Have you ever wondered what it would be like to be a court reporter? These legal professionals are tasked with the responsibility of typing out everything that is said by the lawyers, judge, and witnesses during a trial.
They sit up at the front of the courtroom where they can clearly hear everything that is happening. As words are spoken, they type them into a special shorthand machine known as a stenotype. Without this device, it would be impossible for them to type fast enough to keep up with what was being said. After all, people can talk much more quickly than anyone is capable of typing.
A court reporter’s duties don’t end there, however. They also have to be ready to read back portions of the transcript on request during the trial. For instance, one of the lawyers may ask them to go back to a certain time in the testimony to read what a particular witness said. This can help them point out contradictions or highlight specific parts of the testimony that they want the judge or jury to pay particular attention to.
Court reporters also are in charge of editing the transcript to remove any errors. That way, a clean copy that is free from typos can be delivered to the judge or jury. They can then use the transcript if they need to refer to it during deliberations. For instance, if they can’t quite remember exactly what a witness said, they can look it up in the transcript. This can be essential for helping them to render a fair and just verdict in the case.
Another duty that court reporters are tasked with is filing a copy of the transcript with the court. The transcript then becomes a part of the official record for the case and is appropriately cataloged according to whatever system the court has in place.

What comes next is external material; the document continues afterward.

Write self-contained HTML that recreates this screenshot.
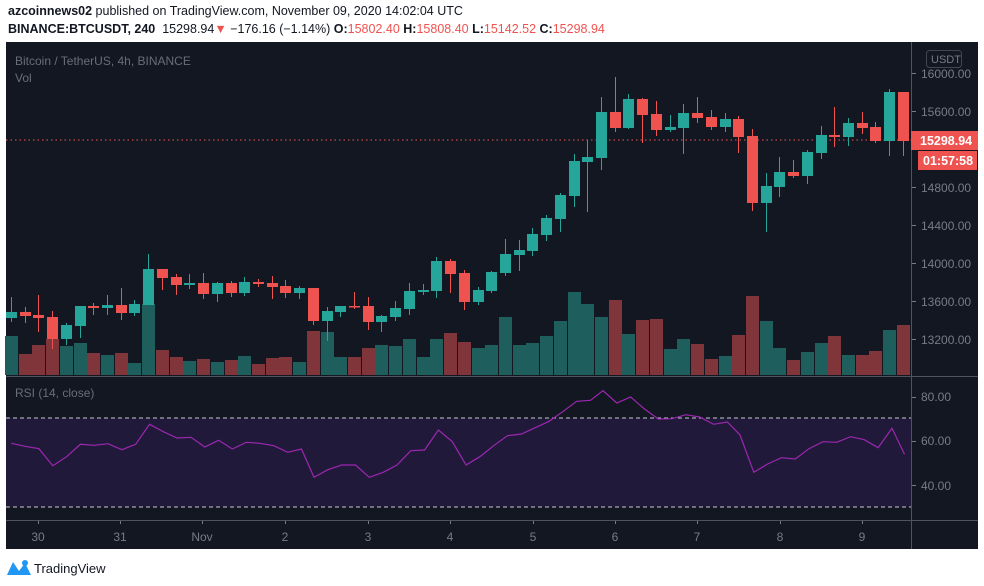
<!DOCTYPE html>
<html><head><meta charset="utf-8"><style>
body{margin:0;width:984px;height:586px;background:#fff;overflow:hidden;font-family:"Liberation Sans",sans-serif;position:relative}
.h{position:absolute;left:8px;font-size:12.5px;color:#131722;white-space:nowrap}
.r{color:#ef5350}
svg{position:absolute;left:0;top:0}
</style></head><body>
<div class="h" style="top:4px"><b>azcoinnews02</b> published on TradingView.com, November 09, 2020 14:02:04 UTC</div>
<div class="h" style="top:22px"><b>BINANCE:BTCUSDT, 240</b>&nbsp; 15298.94<span class="r">▼</span> −176.16 (−1.14%) <b>O:</b><span class="r">15802.40</span> <b>H:</b><span class="r">15808.40</span> <b>L:</b><span class="r">15142.52</span> <b>C:</b><span class="r">15298.94</span></div>
<svg width="984" height="586" xmlns="http://www.w3.org/2000/svg" font-family="Liberation Sans, sans-serif">
<rect x="6" y="42" width="972" height="507" fill="#131722"/>
<rect x="6" y="418" width="906" height="89" fill="#21193a"/>
<line x1="6" y1="418" x2="912" y2="418" stroke="#c8c8d0" stroke-dasharray="4,3"/>
<line x1="6" y1="507" x2="912" y2="507" stroke="#c8c8d0" stroke-dasharray="4,3"/>
<line x1="911.5" y1="42" x2="911.5" y2="549" stroke="#50535e"/>
<line x1="6" y1="376.5" x2="978" y2="376.5" stroke="#50535e"/>
<line x1="6" y1="520.5" x2="978" y2="520.5" stroke="#50535e"/>
<text x="15" y="65" fill="#6a6d78" font-size="12">Bitcoin / TetherUS, 4h, BINANCE</text>
<text x="15" y="82" fill="#6a6d78" font-size="12">Vol</text>
<text x="15" y="397" fill="#6a6d78" font-size="12">RSI (14, close)</text>
<g fill="#1e5e5c">
<rect x="5" y="336" width="13" height="39"/><rect x="60" y="346" width="13" height="29"/><rect x="74" y="343" width="13" height="32"/><rect x="101" y="355" width="13" height="20"/><rect x="128" y="363" width="13" height="12"/><rect x="142" y="304" width="13" height="71"/><rect x="183" y="361" width="13" height="14"/><rect x="211" y="362" width="13" height="13"/><rect x="238" y="356" width="13" height="19"/><rect x="293" y="362" width="13" height="13"/><rect x="321" y="332" width="13" height="43"/><rect x="334" y="357" width="13" height="18"/><rect x="375" y="345" width="13" height="30"/><rect x="389" y="346" width="13" height="29"/><rect x="403" y="339" width="13" height="36"/><rect x="417" y="357" width="13" height="18"/><rect x="430" y="339" width="13" height="36"/><rect x="472" y="348" width="13" height="27"/><rect x="485" y="345" width="13" height="30"/><rect x="499" y="317" width="13" height="58"/><rect x="513" y="345" width="13" height="30"/><rect x="526" y="343" width="13" height="32"/><rect x="540" y="336" width="13" height="39"/><rect x="554" y="321" width="13" height="54"/><rect x="568" y="292" width="13" height="83"/><rect x="581" y="304" width="13" height="71"/><rect x="595" y="317" width="13" height="58"/><rect x="622" y="334" width="13" height="41"/><rect x="664" y="349" width="13" height="26"/><rect x="677" y="339" width="13" height="36"/><rect x="719" y="356" width="13" height="19"/><rect x="760" y="321" width="13" height="54"/><rect x="773" y="348" width="13" height="27"/><rect x="801" y="352" width="13" height="23"/><rect x="815" y="343" width="13" height="32"/><rect x="842" y="355" width="13" height="20"/><rect x="883" y="330" width="13" height="45"/>
</g>
<g fill="#7f3539">
<rect x="19" y="354" width="13" height="21"/><rect x="32" y="345" width="13" height="30"/><rect x="46" y="339" width="13" height="36"/><rect x="87" y="353" width="13" height="22"/><rect x="115" y="353" width="13" height="22"/><rect x="156" y="350" width="13" height="25"/><rect x="170" y="357" width="13" height="18"/><rect x="197" y="359" width="13" height="16"/><rect x="225" y="360" width="13" height="15"/><rect x="252" y="364" width="13" height="11"/><rect x="266" y="358" width="13" height="17"/><rect x="279" y="357" width="13" height="18"/><rect x="307" y="331" width="13" height="44"/><rect x="348" y="357" width="13" height="18"/><rect x="362" y="348" width="13" height="27"/><rect x="444" y="333" width="13" height="42"/><rect x="458" y="342" width="13" height="33"/><rect x="609" y="300" width="13" height="75"/><rect x="636" y="320" width="13" height="55"/><rect x="650" y="319" width="13" height="56"/><rect x="691" y="344" width="13" height="31"/><rect x="705" y="359" width="13" height="16"/><rect x="732" y="335" width="13" height="40"/><rect x="746" y="296" width="13" height="79"/><rect x="787" y="360" width="13" height="15"/><rect x="828" y="336" width="13" height="39"/><rect x="856" y="355" width="13" height="20"/><rect x="869" y="351" width="13" height="24"/><rect x="897" y="325" width="13" height="50"/>
</g>
<line x1="6" y1="140" x2="912" y2="140" stroke="#ef5350" stroke-dasharray="1.5,3"/>
<path stroke="#26a69a" stroke-width="1" fill="none" d="M11.5 297V322 M66.5 323V345 M80.5 306V338 M107.5 295V315 M134.5 300V316 M148.5 254V305 M189.5 274V289 M217.5 282V302 M244.5 277V296 M299.5 286V299 M327.5 307V341 M340.5 306V317 M381.5 315V332 M395.5 301V321 M409.5 283V315 M423.5 284V295 M436.5 257V298 M478.5 287V305 M491.5 271V293 M505.5 239V276 M519.5 240V271 M532.5 228V256 M546.5 215V241 M560.5 193V232 M574.5 154V207 M587.5 140V212 M601.5 97V170 M628.5 94V129 M670.5 115V132 M683.5 104V154 M725.5 113V132 M766.5 173V232 M779.5 157V197 M807.5 150V184 M821.5 126V159 M848.5 118V146 M889.5 89V156"/>
<path stroke="#ef5350" stroke-width="1" fill="none" d="M25.5 307V323 M38.5 295V332 M52.5 311V349 M93.5 303V315 M121.5 288V320 M162.5 269V290 M176.5 274V295 M203.5 273V299 M231.5 281V297 M258.5 279V287 M272.5 276V299 M285.5 280V298 M313.5 288V325 M354.5 292V309 M368.5 297V330 M450.5 259V293 M464.5 270V310 M615.5 77V132 M642.5 98V143 M656.5 101V136 M697.5 97V123 M711.5 110V130 M738.5 116V153 M752.5 129V211 M793.5 160V178 M834.5 107V147 M862.5 112V134 M875.5 122V143 M903.5 92V156"/>
<g fill="#26a69a">
<rect x="6" y="312" width="11" height="6"/><rect x="61" y="325" width="11" height="14"/><rect x="75" y="306" width="11" height="20"/><rect x="102" y="305" width="11" height="3"/><rect x="129" y="304" width="11" height="9"/><rect x="143" y="269" width="11" height="36"/><rect x="184" y="283" width="11" height="2"/><rect x="212" y="283" width="11" height="11"/><rect x="239" y="282" width="11" height="11"/><rect x="294" y="288" width="11" height="5"/><rect x="322" y="311" width="11" height="10"/><rect x="335" y="306" width="11" height="6"/><rect x="376" y="316" width="11" height="6"/><rect x="390" y="308" width="11" height="9"/><rect x="404" y="291" width="11" height="18"/><rect x="418" y="290" width="11" height="2"/><rect x="431" y="261" width="11" height="30"/><rect x="473" y="290" width="11" height="12"/><rect x="486" y="272" width="11" height="19"/><rect x="500" y="254" width="11" height="19"/><rect x="514" y="250" width="11" height="5"/><rect x="527" y="234" width="11" height="17"/><rect x="541" y="218" width="11" height="17"/><rect x="555" y="195" width="11" height="24"/><rect x="569" y="161" width="11" height="35"/><rect x="582" y="157" width="11" height="5"/><rect x="596" y="112" width="11" height="46"/><rect x="623" y="99" width="11" height="29"/><rect x="665" y="127" width="11" height="3"/><rect x="678" y="113" width="11" height="15"/><rect x="720" y="119" width="11" height="8"/><rect x="761" y="186" width="11" height="17"/><rect x="774" y="172" width="11" height="15"/><rect x="802" y="152" width="11" height="24"/><rect x="816" y="135" width="11" height="18"/><rect x="843" y="123" width="11" height="14"/><rect x="884" y="92" width="11" height="49"/>
</g>
<g fill="#ef5350">
<rect x="20" y="312" width="11" height="4"/><rect x="33" y="315" width="11" height="3"/><rect x="47" y="317" width="11" height="22"/><rect x="88" y="306" width="11" height="2"/><rect x="116" y="305" width="11" height="8"/><rect x="157" y="269" width="11" height="9"/><rect x="171" y="277" width="11" height="8"/><rect x="198" y="283" width="11" height="11"/><rect x="226" y="283" width="11" height="10"/><rect x="253" y="282" width="11" height="2"/><rect x="267" y="283" width="11" height="4"/><rect x="280" y="286" width="11" height="7"/><rect x="308" y="288" width="11" height="33"/><rect x="349" y="306" width="11" height="1.5"/><rect x="363" y="306" width="11" height="16"/><rect x="445" y="261" width="11" height="13"/><rect x="459" y="273" width="11" height="29"/><rect x="610" y="112" width="11" height="16"/><rect x="637" y="99" width="11" height="16"/><rect x="651" y="114" width="11" height="16"/><rect x="692" y="113" width="11" height="5"/><rect x="706" y="117" width="11" height="10"/><rect x="733" y="119" width="11" height="18"/><rect x="747" y="136" width="11" height="67"/><rect x="788" y="172" width="11" height="4"/><rect x="829" y="135" width="11" height="2"/><rect x="857" y="123" width="11" height="5"/><rect x="870" y="127" width="11" height="14"/><rect x="898" y="92" width="11" height="49"/>
</g>
<polyline fill="none" stroke="#9c27b0" stroke-width="1.2" points="11.3,443.3 25.1,446.3 38.9,448.7 52.8,465.7 66.6,456.7 80.4,444.3 94.2,445.3 108,443.7 121.9,449.7 135.7,444.3 149.5,424.3 163.3,431.7 177.1,438 191,437.3 204.8,447 218.6,440.3 232.4,449 246.2,442.3 260,443.3 273.9,445.7 287.7,452.3 301.5,449 314,477.3 327.9,469.7 341.7,465 355.5,465 369.3,477.3 383.2,472.3 397,465 410.8,450.7 424.6,450 438.4,430 452.3,441.7 466.1,465 479.9,456.7 493.7,445.7 507.5,435.7 521.4,434 535.2,427.7 549,421.3 562.8,411.7 576.6,401.3 590.5,400.3 603,390.7 616.8,403 630.7,397 644.5,409 658.3,419 672.1,418.7 685.9,414.7 699.7,417 713.6,424.3 727.4,422 740,435 753.8,472.3 767.6,464 781.4,457.7 795.2,459 809,448.7 822.9,441.7 836.7,442.3 850.5,436.7 864.3,439.7 878.1,447.7 892,428.3 904.5,454.3"/>
<g fill="#787b86" font-size="12">
<text x="921" y="78">16000.00</text><text x="921" y="116">15600.00</text><text x="921" y="192">14800.00</text><text x="921" y="230">14400.00</text><text x="921" y="268">14000.00</text><text x="921" y="306">13600.00</text><text x="921" y="344">13200.00</text>
<text x="921" y="401">80.00</text><text x="921" y="445">60.00</text><text x="921" y="490">40.00</text>
</g>
<g stroke="#787b86"><path d="M912 73.5h4M912 111.5h4M912 187.5h4M912 225.5h4M912 263.5h4M912 301.5h4M912 339.5h4M912 397.5h4M912 441.5h4M912 485.5h4"/></g>
<rect x="926.5" y="50.5" width="35" height="17" rx="3" fill="none" stroke="#434651"/>
<text x="931" y="63" fill="#787b86" font-size="11">USDT</text>
<rect x="911" y="131" width="67" height="19" fill="#ef5350"/>
<text x="920" y="145" fill="#fff" font-size="12.5" font-weight="bold">15298.94</text>
<rect x="918" y="151" width="59" height="19" fill="#ef5350"/>
<text x="923" y="165" fill="#fff" font-size="12.5" font-weight="bold">01:57:58</text>
<g fill="#787b86" font-size="12" text-anchor="middle">
<text x="38" y="541">30</text><text x="120" y="541">31</text><text x="202" y="541">Nov</text><text x="285" y="541">2</text><text x="368" y="541">3</text><text x="450" y="541">4</text><text x="533" y="541">5</text><text x="615" y="541">6</text><text x="697" y="541">7</text><text x="780" y="541">8</text><text x="862" y="541">9</text>
</g>
<g stroke="#787b86"><path d="M38.5 521v3M120.5 521v3M202.5 521v3M285.5 521v3M368.5 521v3M450.5 521v3M533.5 521v3M615.5 521v3M697.5 521v3M780.5 521v3M862.5 521v3"/></g>
<path d="M7 575 L13 562 L19 571 L25 563 L31 575 Z" fill="#2196f3"/>
<circle cx="25" cy="563" r="3" fill="#2196f3"/>
<text x="34" y="573" fill="#131722" font-size="13">TradingView</text>
</svg>
</body></html>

Hopefully, this introduction to court reporting gives you a better idea of exactly what a court reporter does. Accuracy is essential for court reporters. After all, the outcome of the case often relies on the jury being able to check the record to see what a particular witness said. That is why it is so important for court reporters to ensure that the transcripts they create are completely free from errors and that they accurately represent every single word that was said in the courtroom during the trial.